──────── Provided material

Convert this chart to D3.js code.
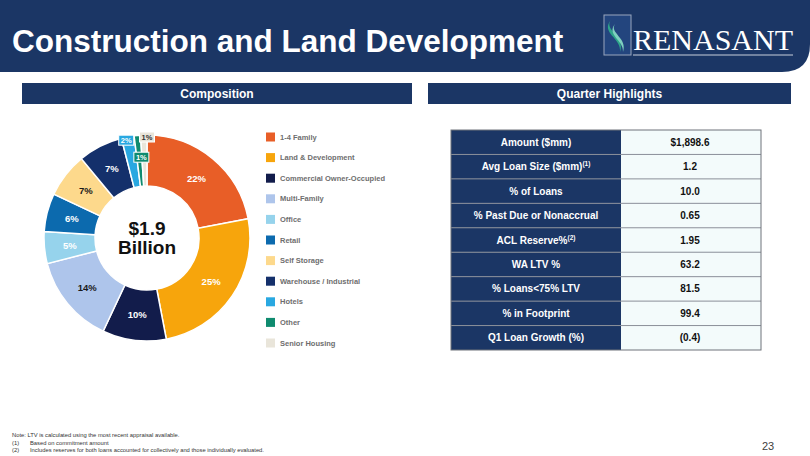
<html lang="en"><head>
<meta http-equiv="Content-Type" content="text/html; charset=UTF-8">
<title>Construction and Land Development</title>
<script type="text/javascript" src="https://cdn.jsdelivr.net/npm/d3@7"></script>
<style type="text/css">
body { margin: 0; background: #fff; }
text { font-family: Arial, "Liberation Sans", sans-serif; }
</style>
</head>
<body>
<script type="text/javascript">

var width = 810;
var height = 456;

// composition of the portfolio (%), clockwise from 12 o'clock
var categories = ["1-4 Family", "Land & Development", "Commercial Owner-Occupied", "Multi-Family",
  "Office", "Retail", "Self Storage", "Warehouse / Industrial", "Hotels", "Other", "Senior Housing"];
var shares = [22, 25, 10, 14, 5, 6, 7, 7, 2, 1, 1];
var colors = ["#e85e27", "#f7a50c", "#121c4b", "#aec5eb", "#96d3ec", "#0c6aae",
  "#fdd98c", "#14306b", "#29a8e1", "#0f8b6f", "#e9e5da"];

// quarter highlights table
var rowLabels = ["Amount ($mm)", "Avg Loan Size ($mm)", "% of Loans", "% Past Due or Nonaccrual",
  "ACL Reserve%", "WA LTV %", "% Loans<75% LTV", "% in Footprint", "Q1 Loan Growth (%)"];
var rowNotes = ["", "(1)", "", "", "(2)", "", "", "", ""];
var rowValues = ["$1,898.6", "1.2", "10.0", "0.65", "1.95", "63.2", "81.5", "99.4", "(0.4)"];

var footnotes = ["Note: LTV is calculated using the most recent appraisal available.",
  "Based on commitment amount",
  "Includes reserves for both loans accounted for collectively and those individually evaluated."];

var navy = "#1b3665";

var svg = d3.select("body")
            .append("svg")
            .attr("width", width)
            .attr("height", height);

// ---- header band ----
svg.append("path")
  .attr("d", "M0,0 H810 V44 Q810,72 782,72 H0 Z")
  .attr("fill", navy);

svg.append("text")
  .attr("x", 12)
  .attr("y", 52)
  .attr("fill", "white")
  .attr("font-size", 31.5)
  .attr("font-weight", "bold")
  .text("Construction and Land Development");

// logo
var logo = svg.append("g");
logo.append("rect")
  .attr("x", 604).attr("y", 15).attr("width", 27).attr("height", 40)
  .attr("fill", "#23457e").attr("stroke", "#9aa6bd").attr("stroke-width", 1);
logo.append("path")
  .attr("d", "M611,20 C603,30 626,36 620,52 C622,38 600,33 611,20 Z")
  .attr("fill", "#2ea58a");
logo.append("path")
  .attr("d", "M615,24 C609,33 628,38 623,52 C624,40 606,35 615,24 Z")
  .attr("fill", "#7fd0bf");
logo.append("text")
  .attr("x", 633).attr("y", 50)
  .attr("fill", "white")
  .style("font-family", "'Liberation Serif', 'DejaVu Serif', serif")
  .attr("font-size", 30)
  .attr("textLength", 160)
  .attr("lengthAdjust", "spacingAndGlyphs")
  .text("RENASANT");
logo.append("line")
  .attr("x1", 633).attr("x2", 793).attr("y1", 55).attr("y2", 55)
  .attr("stroke", "#c9cfdc").attr("stroke-width", 1);

// ---- section bars ----
var sections = [{name: "Composition", x: 22, w: 390}, {name: "Quarter Highlights", x: 428, w: 363}];
sections.forEach(function(s){
  svg.append("rect")
    .attr("x", s.x).attr("y", 83).attr("width", s.w).attr("height", 21)
    .attr("fill", navy);
  svg.append("text")
    .attr("x", s.x + s.w / 2).attr("y", 97.5)
    .attr("text-anchor", "middle")
    .attr("fill", "white")
    .attr("font-size", 12)
    .attr("font-weight", "bold")
    .text(s.name);
});

// ---- donut ----
var cx = 147, cy = 238;
var outerR = 103, innerR = 52;

var pie = d3.pie().sort(null).value(function(d){ return d; });
var arcs = pie(shares);
var arc = d3.arc().innerRadius(innerR).outerRadius(outerR);
var color = d3.scaleOrdinal().domain(categories).range(colors);

var donut = svg.append("g").attr("transform", "translate(" + cx + "," + cy + ")");

donut.selectAll("path")
  .data(arcs).enter()
  .append("path")
  .attr("d", arc)
  .attr("fill", function(d, i){ return color(categories[i]); })
  .attr("stroke", "white")
  .attr("stroke-width", 1.5);

var darkLabels = ["Multi-Family", "Self Storage", "Senior Housing"];

// big slices: label at the centroid
donut.selectAll(".pct")
  .data(arcs.filter(function(d){ return d.data >= 3; })).enter()
  .append("text")
  .attr("class", "pct")
  .attr("transform", function(d){ return "translate(" + arc.centroid(d) + ")"; })
  .attr("text-anchor", "middle")
  .attr("dy", "0.35em")
  .attr("font-size", 9.5)
  .attr("font-weight", "bold")
  .attr("fill", function(d){ return darkLabels.indexOf(categories[d.index]) >= 0 ? "#1a1a1a" : "white"; })
  .text(function(d){ return d.data + "%"; });

// small slices: boxed callouts near the top
var callout = {8: {r: 100, a: -12}, 9: {r: 81, a: -4}, 10: {r: 101, a: 0}};
arcs.filter(function(d){ return d.data < 3; }).forEach(function(d){
  var c = callout[d.index];
  var rad = c.a * Math.PI / 180;
  var x = c.r * Math.sin(rad), y = -c.r * Math.cos(rad);
  var g = donut.append("g").attr("transform", "translate(" + x + "," + y + ")");
  g.append("rect")
    .attr("x", -7.5).attr("y", -5).attr("width", 15).attr("height", 10)
    .attr("fill", color(categories[d.index]))
    .attr("stroke", "white").attr("stroke-width", 1);
  g.append("text")
    .attr("text-anchor", "middle")
    .attr("dy", "0.35em")
    .attr("font-size", 7.5)
    .attr("font-weight", "bold")
    .attr("fill", darkLabels.indexOf(categories[d.index]) >= 0 ? "#333" : "white")
    .text(d.data + "%");
});

donut.append("text")
  .attr("text-anchor", "middle").attr("y", -3)
  .attr("font-size", 19).attr("font-weight", "bold").attr("fill", "#111")
  .text("$1.9");
donut.append("text")
  .attr("text-anchor", "middle").attr("y", 16)
  .attr("font-size", 19).attr("font-weight", "bold").attr("fill", "#111")
  .text("Billion");

// ---- legend ----
var legendY = d3.scalePoint().domain(categories).range([137, 343]);
var legend = svg.selectAll(".legend")
  .data(categories).enter()
  .append("g")
  .attr("class", "legend")
  .attr("transform", function(d){ return "translate(266," + legendY(d) + ")"; });
legend.append("rect")
  .attr("x", 0).attr("y", -4.5).attr("width", 9).attr("height", 9)
  .attr("fill", function(d){ return color(d); });
legend.append("text")
  .attr("x", 14).attr("dy", "0.35em")
  .attr("font-size", 7.5).attr("font-weight", "bold").attr("fill", "#6e6e6e")
  .text(function(d){ return d; });

// ---- table ----
var tx0 = 451, tx1 = 621, tx2 = 761;
var rowY = d3.scaleBand().domain(d3.range(rowLabels.length)).range([130, 350]);

var table = svg.append("g");
table.selectAll(".lcell")
  .data(rowLabels).enter()
  .append("rect")
  .attr("x", tx0).attr("y", function(d, i){ return rowY(i); })
  .attr("width", tx1 - tx0).attr("height", rowY.bandwidth())
  .attr("fill", navy);
table.selectAll(".rcell")
  .data(rowValues).enter()
  .append("rect")
  .attr("x", tx1).attr("y", function(d, i){ return rowY(i); })
  .attr("width", tx2 - tx1).attr("height", rowY.bandwidth())
  .attr("fill", "#f3fbfb");

table.selectAll(".sep")
  .data(d3.range(1, rowLabels.length)).enter()
  .append("line")
  .attr("x1", tx0).attr("x2", tx2)
  .attr("y1", function(i){ return rowY(i); })
  .attr("y2", function(i){ return rowY(i); })
  .attr("stroke", "#8a8f99").attr("stroke-width", 1);
table.append("rect")
  .attr("x", tx0).attr("y", 130).attr("width", tx2 - tx0).attr("height", 220)
  .attr("fill", "none").attr("stroke", "#6f737a").attr("stroke-width", 1);

var labelText = table.selectAll(".rowlabel")
  .data(rowLabels).enter()
  .append("text")
  .attr("x", (tx0 + tx1) / 2)
  .attr("y", function(d, i){ return rowY(i) + rowY.bandwidth() / 2; })
  .attr("dy", "0.35em")
  .attr("text-anchor", "middle")
  .attr("font-size", 10).attr("font-weight", "bold").attr("fill", "white");
labelText.append("tspan").text(function(d){ return d; });
labelText.append("tspan")
  .attr("font-size", 6.5)
  .attr("dy", "-0.6em")
  .text(function(d, i){ return rowNotes[i]; });

table.selectAll(".rowvalue")
  .data(rowValues).enter()
  .append("text")
  .attr("x", 690)
  .attr("y", function(d, i){ return rowY(i) + rowY.bandwidth() / 2; })
  .attr("dy", "0.35em")
  .attr("text-anchor", "middle")
  .attr("font-size", 10).attr("font-weight", "bold").attr("fill", "#111")
  .text(function(d){ return d; });

// ---- footnotes ----
var notes = svg.append("g").attr("font-size", 5.8).attr("fill", "#333");
notes.append("text").attr("x", 12).attr("y", 437).text(footnotes[0]);
notes.append("text").attr("x", 12).attr("y", 444.5).text("(1)");
notes.append("text").attr("x", 30).attr("y", 444.5).text(footnotes[1]);
notes.append("text").attr("x", 12).attr("y", 452).text("(2)");
notes.append("text").attr("x", 30).attr("y", 452).text(footnotes[2]);

svg.append("text")
  .attr("x", 762).attr("y", 450)
  .attr("font-size", 11).attr("fill", "#404040")
  .text("23");

</script>
</body></html>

────────────────

_What is expected_: Without the pictures, return the listing above from its first line through the line that has "var height = 456;".

_Exercise answer_:
Convert this chart to D3.js code.
<html lang="en"><head>
<meta http-equiv="Content-Type" content="text/html; charset=UTF-8">
<title>Construction and Land Development</title>
<script type="text/javascript" src="https://cdn.jsdelivr.net/npm/d3@7"></script>
<style type="text/css">
body { margin: 0; background: #fff; }
text { font-family: Arial, "Liberation Sans", sans-serif; }
</style>
</head>
<body>
<script type="text/javascript">

var width = 810;
var height = 456;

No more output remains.